What the exercise asks: Pull out from the material below all lines with "this".

Task data:
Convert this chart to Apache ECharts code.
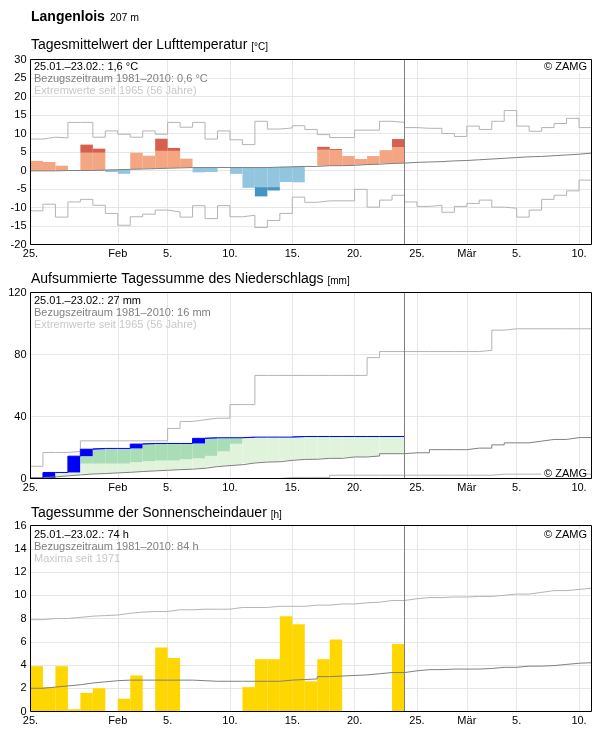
<!DOCTYPE html>
<html>
<head>
<meta charset="utf-8">
<script src="https://cdn.jsdelivr.net/npm/echarts@6/dist/echarts.min.js"></script>
<style>
    html, body { margin: 0; padding: 0; background: #fff; }
    #chart { width: 596px; height: 729px; }
</style>
</head>
<body>
<div id="chart"></div>
<script>
// x axis: days since 25.01. (0 = 25.01., 30 = 24.02., 45 = 11.03.)
const tickDays = [0, 7, 11, 16, 21, 26, 31, 35, 39, 44];
const tickLabels = ["25.", "Feb", "5.", "10.", "15.", "20.", "25.", "Mär", "5.", "10."];
const obsEnd = 30;

// Lufttemperatur, daily values [°C]
const tempMax = [8.5, 9.0, 8.8, 13.0, 13.0, 9.0, 10.7, 9.8, 9.0, 10.7, 9.8, 13.0, 11.7, 13.0, 8.5, 10.7, 8.3, 7.0, 13.3, 11.2,
    11.5, 12.1, 11.1, 9.7, 8.9, 8.9, 10.9, 10.9, 13.3, 13.0, 11.6, 11.4, 11.4, 10.0, 9.2, 12.0, 11.1, 13.3, 16.2, 12.0,
    10.6, 11.6, 12.7, 14.1, 11.6];
const tempMin = [-10.9, -9.1, -12.6, -8.5, -7.8, -9.4, -11.6, -14.8, -12.5, -11.8, -10.7, -11.2, -12.6, -9.5, -13.0, -9.5,
    -12.5, -12.1, -15.4, -13.5, -11.6, -7.2, -8.6, -8.2, -8.2, -8.2, -5.1, -9.9, -8.0, -6.7, -8.5, -9.7, -9.4, -11.3,
    -9.7, -8.9, -8.0, -9.9, -10.2, -12.6, -10.7, -7.8, -6.7, -5.5, -2.6];
const tempNormal = [-0.1, -0.1, 0.0, 0.0, 0.0, 0.1, 0.2, 0.3, 0.4, 0.5, 0.6, 0.7, 0.8, 0.8, 0.8, 0.8, 0.8, 0.8, 0.8, 0.9,
    1.0, 1.1, 1.1, 1.3, 1.3, 1.4, 1.6, 1.7, 1.9, 2.0, 2.2, 2.3, 2.4, 2.6, 2.7, 2.9, 3.1, 3.3, 3.5, 3.7,
    3.8, 4.0, 4.2, 4.4, 4.7];
const tempMean = [2.6, 2.3, 1.3, 0.0, 7.0, 5.9, -0.4, -0.9, 4.8, 4.0, 8.6, 6.1, 3.2, -0.5, -0.4, 0.8, -0.9, -4.6, -7.0, -5.4,
    -3.1, -3.2, 1.1, 6.4, 5.8, 3.9, 3.1, 3.9, 5.5, 8.5];
const tempDarkFrom = [null, null, null, null, 4.8, 4.8, null, null, null, null, 5.3, 5.3, null, null, null, null, null, -4.5, -4.5, -4.5,
    null, null, null, 5.6, 5.5, null, null, null, null, 6.35];

// Niederschlag, accumulated [mm]
const precipMax = [7.9, 16.8, 16.8, 17.4, 24.3, 24.3, 24.3, 24.3, 24.3, 24.3, 24.3, 32.3, 36.8, 37.9, 38.9, 38.9, 47.7, 47.7, 66.5, 66.5,
    66.5, 66.5, 66.5, 66.5, 66.5, 66.5, 66.5, 78.0, 81.9, 81.9, 81.9, 81.9, 81.9, 81.9, 81.9, 81.9, 82.7, 95.7, 96.6, 96.6,
    96.6, 96.6, 96.6, 96.6, 96.6];
const precipMin = [0, 0, 0, 0, 0, 0, 0, 0, 0, 0, 0, 0, 0, 0, 0, 0, 0, 0, 0, 0,
    0.6, 0.6, 0.6, 0.6, 2.1, 2.1, 2.1, 2.1, 2.1, 2.1, 2.1, 2.1, 2.1, 2.1, 2.1, 2.1, 2.1, 2.8, 2.8, 2.8,
    2.8, 2.8, 2.8, 2.8, 2.8];
const precipNormal = [0.6, 1.0, 1.7, 2.3, 2.9, 3.2, 3.6, 4.0, 4.5, 4.9, 5.3, 5.7, 6.0, 6.6, 7.7, 8.3, 8.9, 10.0, 10.6, 10.8,
    11.7, 12.3, 12.4, 13.0, 13.0, 13.9, 13.9, 14.5, 16.0, 16.0, 16.6, 16.6, 18.6, 18.6, 18.6, 19.6, 19.6, 21.7, 23.0, 23.0,
    24.1, 25.2, 25.2, 26.4, 26.4];
const precipSum = [0, 3.9, 3.9, 14.4, 18.9, 19.4, 19.4, 19.4, 22.2, 22.6, 22.6, 22.6, 22.6, 25.9, 26.3, 26.3, 26.3, 26.7, 26.7, 26.7,
    26.7, 27.1, 27.1, 27.1, 27.1, 27.1, 27.1, 27.1, 27.1, 27.1];
const precipUpper = [null, null, null, null, 9.6, 9.6, 9.6, 9.6, 10.6, 11.2, 11.6, 11.6, 12.4, 13.0, 14.6, 17.5, 22.4, null, null, null,
    null, null, null, null, null, null, null, null, null, null];

// Sonnenscheindauer [h]
const sunMax = [7.9, 8.0, 8.0, 8.1, 8.2, 8.25, 8.3, 8.45, 8.55, 8.6, 8.6, 8.75, 8.75, 8.8, 8.8, 8.8, 8.95, 8.95, 8.95, 9.05,
    9.05, 9.05, 9.15, 9.15, 9.25, 9.25, 9.35, 9.4, 9.55, 9.55, 9.7, 9.8, 9.8, 9.85, 9.85, 9.9, 9.9, 10.0, 10.1, 10.1,
    10.25, 10.4, 10.4, 10.5, 10.6];
const sunNormal = [2.0, 2.1, 2.2, 2.3, 2.45, 2.55, 2.65, 2.7, 2.7, 2.7, 2.7, 2.7, 2.7, 2.65, 2.6, 2.6, 2.6, 2.6, 2.6, 2.6,
    2.7, 2.75, 2.8, 3.0, 3.05, 3.1, 3.15, 3.25, 3.35, 3.35, 3.5, 3.6, 3.6, 3.65, 3.65, 3.65, 3.7, 3.8, 3.8, 3.9,
    3.9, 3.95, 4.05, 4.15, 4.2];
const sunHours = [3.9, 2.1, 3.9, 0.2, 1.6, 2.0, 0, 1.1, 3.1, 0, 5.5, 4.6, 0, 0, 0, 0, 0, 2.1, 4.5, 4.5,
    8.2, 7.5, 2.6, 4.5, 6.2, 0, 0, 0, 0, 5.8];

(function () {
    const FONT = "'Liberation Sans', Arial, Helvetica, sans-serif";
    const GRID_LINE = "#e6e6e6";
    const EXTREME = "#b4b4b4";
    const NORMAL = "#808080";

    const grids = [
        { left: 30.5, width: 561, top: 59.5, height: 185 },
        { left: 30.5, width: 561, top: 292.5, height: 186 },
        { left: 30.5, width: 561, top: 525.5, height: 186 }
    ];

    const chart = echarts.init(document.getElementById("chart"));

    function stepData(arr) {
        const pts = arr.map((v, i) => [i, v]);
        pts.push([arr.length, arr[arr.length - 1]]);
        return pts;
    }

    function rectItem(params, api) {
        const d = api.value(0);
        const p0 = api.coord([d, api.value(1)]);
        const p1 = api.coord([d + 1, api.value(2)]);
        return {
            type: "rect",
            shape: {
                x: p0[0],
                y: Math.min(p0[1], p1[1]),
                width: p1[0] - p0[0],
                height: Math.abs(p1[1] - p0[1])
            },
            style: api.style()
        };
    }

    function stepLine(idx, arr, color) {
        return {
            type: "line", xAxisIndex: idx, yAxisIndex: idx, step: "end",
            data: stepData(arr), symbol: "none", silent: true, z: 3,
            lineStyle: { color: color, width: 1 }
        };
    }

    function nowLine(idx) {
        return {
            type: "line", xAxisIndex: idx, yAxisIndex: idx, data: [], silent: true, z: 4,
            markLine: {
                silent: true, symbol: "none", animation: false,
                label: { show: false },
                lineStyle: { color: NORMAL, width: 1, type: "solid" },
                data: [{ xAxis: obsEnd }]
            }
        };
    }

    // temperature bars: from normal to daily mean, darker beyond threshold
    const tempBars = [];
    tempMean.forEach((v, i) => {
        const base = tempNormal[i];
        const thr = tempDarkFrom[i];
        const warm = v >= base;
        const light = warm ? "#f4a582" : "#92c5de";
        const dark = warm ? "#d6604d" : "#4393c3";
        tempBars.push({ value: [i, base, thr === null ? v : thr], itemStyle: { color: light } });
        if (thr !== null) tempBars.push({ value: [i, thr, v], itemStyle: { color: dark } });
    });

    // precipitation: green surplus bands, blue daily increments
    const precipBars = [];
    precipSum.forEach((v, i) => {
        const prev = i === 0 ? 0 : precipSum[i - 1];
        const base = precipNormal[i];
        const upper = precipUpper[i];
        if (prev > base) {
            const lightTop = upper === null ? prev : Math.min(upper, prev);
            precipBars.push({ value: [i, base, lightTop], itemStyle: { color: "#e0f3db" } });
            if (upper !== null && prev > upper) {
                precipBars.push({ value: [i, upper, prev], itemStyle: { color: "#a8ddb5" } });
            }
        }
        if (v > prev) precipBars.push({ value: [i, prev, v], itemStyle: { color: "#0000ff" } });
    });

    const sunBars = sunHours.map((v, i) => ({ value: [i, 0, v], itemStyle: { color: "#ffd700" } }));

    const xAxes = grids.map((g, idx) => ({
        type: "value", gridIndex: idx, min: 0, max: 45,
        axisLine: { show: false },
        axisTick: { show: false, customValues: tickDays },
        axisLabel: {
            customValues: tickDays,
            formatter: (v) => tickLabels[tickDays.indexOf(v)],
            color: "#000", fontFamily: FONT, fontSize: 11, margin: 4,
            showMinLabel: true, hideOverlap: false
        },
        splitLine: { show: true, lineStyle: { color: GRID_LINE, width: 1 } }
    }));

    const yCfg = [[-20, 30, 5], [0, 120, 40], [0, 16, 2]];
    const yAxes = yCfg.map((c, idx) => ({
        type: "value", gridIndex: idx, min: c[0], max: c[1], interval: c[2],
        axisLine: { show: false },
        axisTick: { show: false },
        axisLabel: {
            color: "#000", fontFamily: FONT, fontSize: 11, margin: 4,
            showMinLabel: true, showMaxLabel: true, hideOverlap: false
        },
        splitLine: { show: true, lineStyle: { color: GRID_LINE, width: 1 } }
    }));

    function heading(top, main, unit) {
        return {
            left: 31, top: top, padding: 0,
            text: "{t|" + main + " }{u|" + unit + "}",
            textStyle: {
                fontWeight: "normal",
                rich: {
                    t: { fontFamily: FONT, fontSize: 14, fontWeight: "normal", color: "#000", lineHeight: 16, verticalAlign: "bottom" },
                    u: { fontFamily: FONT, fontSize: 10, fontWeight: "normal", color: "#000", lineHeight: 16, verticalAlign: "bottom" }
                }
            }
        };
    }

    function note(top, text, color) {
        return {
            left: 34, top: top, padding: 0, text: text,
            textStyle: { fontFamily: FONT, fontSize: 11, fontWeight: "normal", color: color, lineHeight: 12 }
        };
    }

    function zamg(top) {
        return {
            right: 9, top: top, padding: [0, 0, 0, 3], text: "© ZAMG", backgroundColor: "#fff",
            textStyle: { fontFamily: FONT, fontSize: 11, fontWeight: "normal", color: "#000", lineHeight: 12 }
        };
    }

    const titles = [
        {
            left: 31, top: 6, padding: 0,
            text: "{b|Langenlois} {s|207 m}",
            textStyle: {
                fontWeight: "normal",
                rich: {
                    b: { fontFamily: FONT, fontSize: 14, fontWeight: "bold", color: "#000", lineHeight: 16, verticalAlign: "bottom" },
                    s: { fontFamily: FONT, fontSize: 10.5, fontWeight: "normal", color: "#000", lineHeight: 16, verticalAlign: "bottom" }
                }
            }
        },
        heading(36.3, "Tagesmittelwert der Lufttemperatur", "[°C]"),
        note(61, "25.01.–23.02.: 1,6 °C", "#000"),
        note(73, "Bezugszeitraum 1981–2010: 0,6 °C", "#808080"),
        note(85, "Extremwerte seit 1965 (56 Jahre)", "#c8c8c8"),
        zamg(61),
        heading(270.3, "Aufsummierte Tagessumme des Niederschlags", "[mm]"),
        note(295, "25.01.–23.02.: 27 mm", "#000"),
        note(307, "Bezugszeitraum 1981–2010: 16 mm", "#808080"),
        note(319, "Extremwerte seit 1965 (56 Jahre)", "#c8c8c8"),
        zamg(468),
        heading(504.3, "Tagessumme der Sonnenscheindauer", "[h]"),
        note(529, "25.01.–23.02.: 74 h", "#000"),
        note(541, "Bezugszeitraum 1981–2010: 84 h", "#808080"),
        note(553, "Maxima seit 1971", "#c8c8c8"),
        zamg(529)
    ];

    const frames = grids.map((g) => ({
        type: "rect", z: 100, silent: true,
        shape: { x: g.left, y: g.top, width: g.width, height: g.height },
        style: { fill: null, stroke: "#000", lineWidth: 1 }
    }));

    chart.setOption({
        animation: false,
        backgroundColor: "#fff",
        textStyle: { fontFamily: FONT },
        title: titles,
        grid: grids.map((g) => Object.assign({ outerBoundsMode: "none", containLabel: false }, g)),
        xAxis: xAxes,
        yAxis: yAxes,
        graphic: frames,
        series: [
            { type: "custom", xAxisIndex: 0, yAxisIndex: 0, renderItem: rectItem, data: tempBars, silent: true, z: 2 },
            stepLine(0, tempMax, EXTREME),
            stepLine(0, tempMin, EXTREME),
            stepLine(0, tempNormal, NORMAL),
            nowLine(0),

            { type: "custom", xAxisIndex: 1, yAxisIndex: 1, renderItem: rectItem, data: precipBars, silent: true, z: 2 },
            stepLine(1, precipMax, EXTREME),
            stepLine(1, precipMin, EXTREME),
            stepLine(1, precipNormal, NORMAL),
            Object.assign(stepLine(1, precipSum, "#0000ff"), { z: 3.5 }),
            nowLine(1),

            { type: "custom", xAxisIndex: 2, yAxisIndex: 2, renderItem: rectItem, data: sunBars, silent: true, z: 2 },
            stepLine(2, sunMax, EXTREME),
            stepLine(2, sunNormal, NORMAL),
            nowLine(2)
        ]
    });

    window.addEventListener("resize", () => chart.resize());
}());
</script>
</body>
</html>
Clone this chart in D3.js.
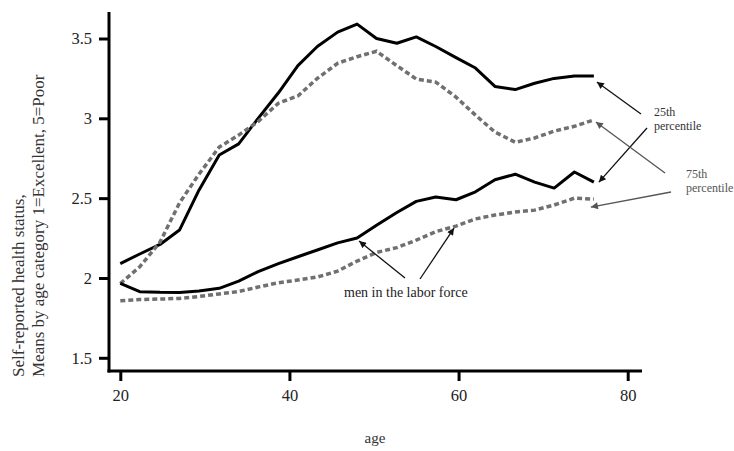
<!DOCTYPE html>
<html><head><meta charset="utf-8">
<script src="https://cdn.jsdelivr.net/npm/d3@7/dist/d3.min.js"></script>
<style>body{margin:0;background:#fff}svg{display:block}text{font-family:"Liberation Serif","Times New Roman",serif}</style>
</head><body>
<svg id="c" width="734" height="451"></svg>
<script>
// ---- data ----
const ages = [20, 22.3, 24.7, 27, 29.3, 31.7, 34, 36.3, 38.7, 41, 43.3, 45.7, 48, 50.3, 52.7, 55, 57.3, 59.7, 62, 64.3, 66.7, 69, 71.3, 73.7, 76];
const upper25 = [2.09, 2.15, 2.21, 2.30, 2.55, 2.77, 2.84, 3.00, 3.16, 3.33, 3.45, 3.54, 3.59, 3.50, 3.47, 3.51, 3.45, 3.38, 3.315, 3.20, 3.18, 3.22, 3.25, 3.265, 3.265];
const upper75 = [1.965, 2.07, 2.225, 2.47, 2.65, 2.82, 2.895, 2.98, 3.095, 3.14, 3.25, 3.345, 3.386, 3.42, 3.33, 3.246, 3.227, 3.133, 3.02, 2.914, 2.85, 2.877, 2.92, 2.95, 2.99];
const labor25 = [1.966, 1.914, 1.91, 1.909, 1.918, 1.935, 1.98, 2.04, 2.09, 2.133, 2.175, 2.22, 2.25, 2.33, 2.41, 2.48, 2.507, 2.49, 2.54, 2.615, 2.65, 2.60, 2.563, 2.664, 2.60];
const labor75 = [1.857, 1.865, 1.868, 1.872, 1.884, 1.90, 1.915, 1.943, 1.97, 1.987, 2.006, 2.043, 2.106, 2.16, 2.19, 2.237, 2.29, 2.325, 2.37, 2.394, 2.413, 2.425, 2.457, 2.50, 2.494];
const xTicks = [20, 40, 60, 80];
const yTicks = [1.5, 2, 2.5, 3, 3.5];
const yTickLabels = ["1.5", "2", "2.5", "3", "3.5"];

// ---- layout ----
const svg = d3.select("#c");
const x = d3.scaleLinear().domain([20, 80]).range([120.3, 627.7]);
const y = d3.scaleLinear().domain([1.5, 3.5]).range([357.8, 38.5]);
const axisX = 109, axisY = 371;

// axes
const gy = svg.append("g").attr("transform", `translate(${axisX},0)`)
  .call(d3.axisLeft(y).tickValues(yTicks).tickFormat((d,i)=>yTickLabels[i]).tickSize(10).tickSizeOuter(0).tickPadding(7));
gy.select(".domain").remove();
gy.selectAll(".tick line").attr("stroke","#000").attr("stroke-width",3);
gy.selectAll(".tick text").attr("font-size",16.5).attr("fill","#222").attr("font-family","Liberation Serif");

const gx = svg.append("g").attr("transform", `translate(0,${axisY})`)
  .call(d3.axisBottom(x).tickValues(xTicks).tickFormat(d3.format("d")).tickSize(10).tickSizeOuter(0).tickPadding(8));
gx.select(".domain").remove();
gx.selectAll(".tick line").attr("stroke","#000").attr("stroke-width",3);
gx.selectAll(".tick text").attr("font-size",16.5).attr("fill","#222").attr("font-family","Liberation Serif");

svg.append("line").attr("x1",axisX).attr("x2",axisX).attr("y1",12).attr("y2",axisY+1.5).attr("stroke","#000").attr("stroke-width",3);
svg.append("line").attr("x1",axisX-1.5).attr("x2",642).attr("y1",axisY).attr("y2",axisY).attr("stroke","#000").attr("stroke-width",3);

// axis titles
svg.append("text").attr("x",375).attr("y",443).attr("text-anchor","middle").attr("font-size",15).attr("fill","#333").text("age");
const yt = svg.append("text").attr("transform","translate(0,377) rotate(-90)").attr("font-size",17).attr("fill","#333");
yt.append("tspan").attr("x",0).attr("y",24).text("Self-reported health status,");
yt.append("tspan").attr("x",0).attr("y",44).text("Means by age category 1=Excellent, 5=Poor");

// lines
const line = d3.line().x((d,i)=>x(ages[i])).y(d=>y(d));
function drawSolid(vals){
  svg.append("path").datum(vals).attr("d",line).attr("fill","none").attr("stroke","#000").attr("stroke-width",3).attr("stroke-linejoin","round");
}
function drawDashed(vals){
  svg.append("path").datum(vals).attr("d",line).attr("fill","none").attr("stroke","#707070").attr("stroke-width",3.5).attr("stroke-dasharray","5,3");
}
drawSolid(upper25); drawDashed(upper75); drawSolid(labor25); drawDashed(labor75);

// arrows
const defs = svg.append("defs");
function marker(id, color){
  defs.append("marker").attr("id",id).attr("viewBox","0 0 10 10").attr("refX",10).attr("refY",5)
    .attr("markerWidth",9).attr("markerHeight",7).attr("markerUnits","userSpaceOnUse").attr("orient","auto")
    .append("path").attr("d","M0,0 L10,5 L0,10 z").attr("fill",color);
}
marker("ah","#111"); marker("ahg","#555");
function arrow(x1,y1,x2,y2,color,m){
  svg.append("line").attr("x1",x1).attr("y1",y1).attr("x2",x2).attr("y2",y2)
    .attr("stroke",color).attr("stroke-width",1.3).attr("marker-end",`url(#${m})`);
}
const last = ages.length-1;
arrow(405,278, x(ages[12])+2, y(labor25[12])+3, "#111","ah");
arrow(420,279, x(ages[17])-2, y(labor75[17])+2, "#111","ah");
arrow(641,114, x(ages[last])+3, y(upper25[last])+6, "#111","ah");
arrow(647,128, x(ages[last])+5, y(labor25[last]), "#111","ah");
arrow(665,173, x(ages[last])+2, y(upper75[last])+2, "#555","ahg");
arrow(671,192, x(ages[last])-3, y(labor75[last])+8, "#555","ahg");

// annotation texts
svg.append("text").attr("x",344).attr("y",297).attr("font-size",14).attr("fill","#222").text("men in the labor force");
svg.append("text").attr("x",654).attr("y",116).attr("font-size",12).attr("fill","#333").text("25th");
svg.append("text").attr("x",654).attr("y",130).attr("font-size",12).attr("fill","#333").text("percentile");
svg.append("text").attr("x",686).attr("y",178).attr("font-size",12).attr("fill","#555").text("75th");
svg.append("text").attr("x",686).attr("y",192).attr("font-size",12).attr("fill","#555").text("percentile");
</script>
</body></html>
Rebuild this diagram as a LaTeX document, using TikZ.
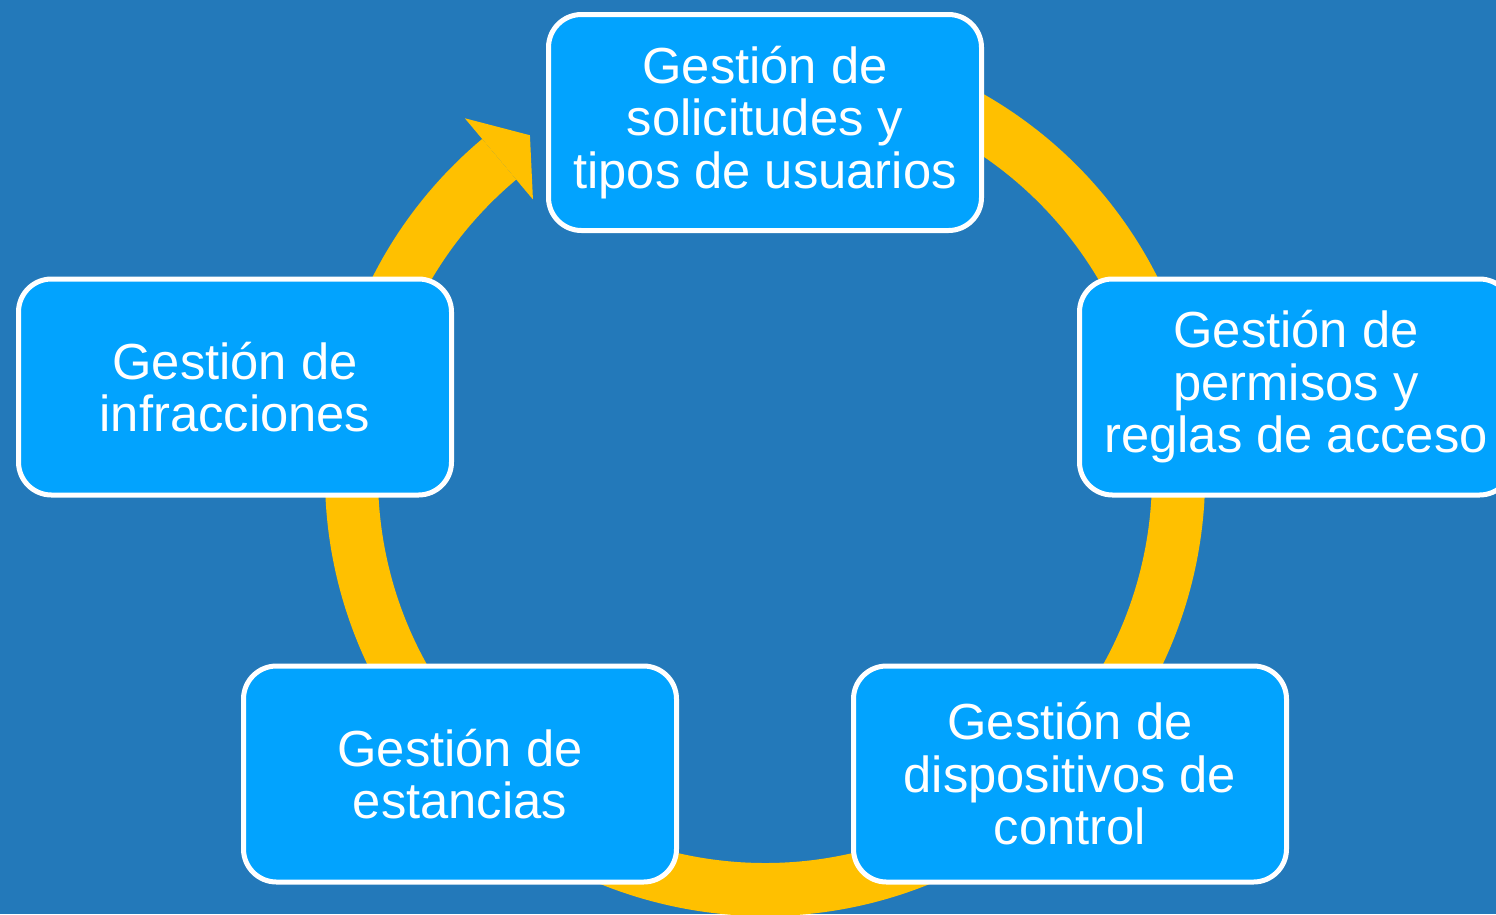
\documentclass[tikz,border=0pt]{standalone}
\usepackage{fontspec}
\setmainfont{Liberation Sans}
\definecolor{bgc}{HTML}{2379BA}
\definecolor{boxc}{HTML}{02A3FE}
\definecolor{ringc}{HTML}{FFC000}
\begin{document}
\begin{tikzpicture}[x=1pt,y=1pt,
  stage/.style={draw=white, line width=5pt, fill=boxc, rounded corners=33pt,
    minimum width=433pt, minimum height=216pt, inner sep=0pt, align=center,
    text=white, font=\fontsize{50.7}{52.5}\selectfont}]
\useasboundingbox (0,0) rectangle (1496,-914);
\clip (0,0) rectangle (1496,-914);
\fill[bgc] (0,0) rectangle (1496,-914);
\begin{scope}[shift={(765,-476)}]
  \fill[ringc] (115:440) arc[start angle=115, end angle=-230, radius=440]
    -- (-230:387) arc[start angle=-230, end angle=115, radius=387] -- cycle;
  \fill[ringc] (130:467) -- (124.6:414) -- (130:361) -- cycle;
\end{scope}
\node[stage] (a) at (765,-122.5) {Gestión de\\solicitudes y\\tipos de usuarios};
\node[stage] (b) at (1296,-387) {Gestión de\\permisos y\\reglas de acceso};
\node[stage] (c) at (1070,-774) {Gestión de\\dispositivos de\\control};
\node[stage] (d) at (460,-774) {Gestión de\\estancias};
\node[stage] (e) at (235,-387) {Gestión de\\infracciones};
\end{tikzpicture}
\end{document}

Full output:
Convert this chart to Apache ECharts code.
Clone this chart in D3.js.
Rebuild this diagram as a LaTeX document, using TikZ.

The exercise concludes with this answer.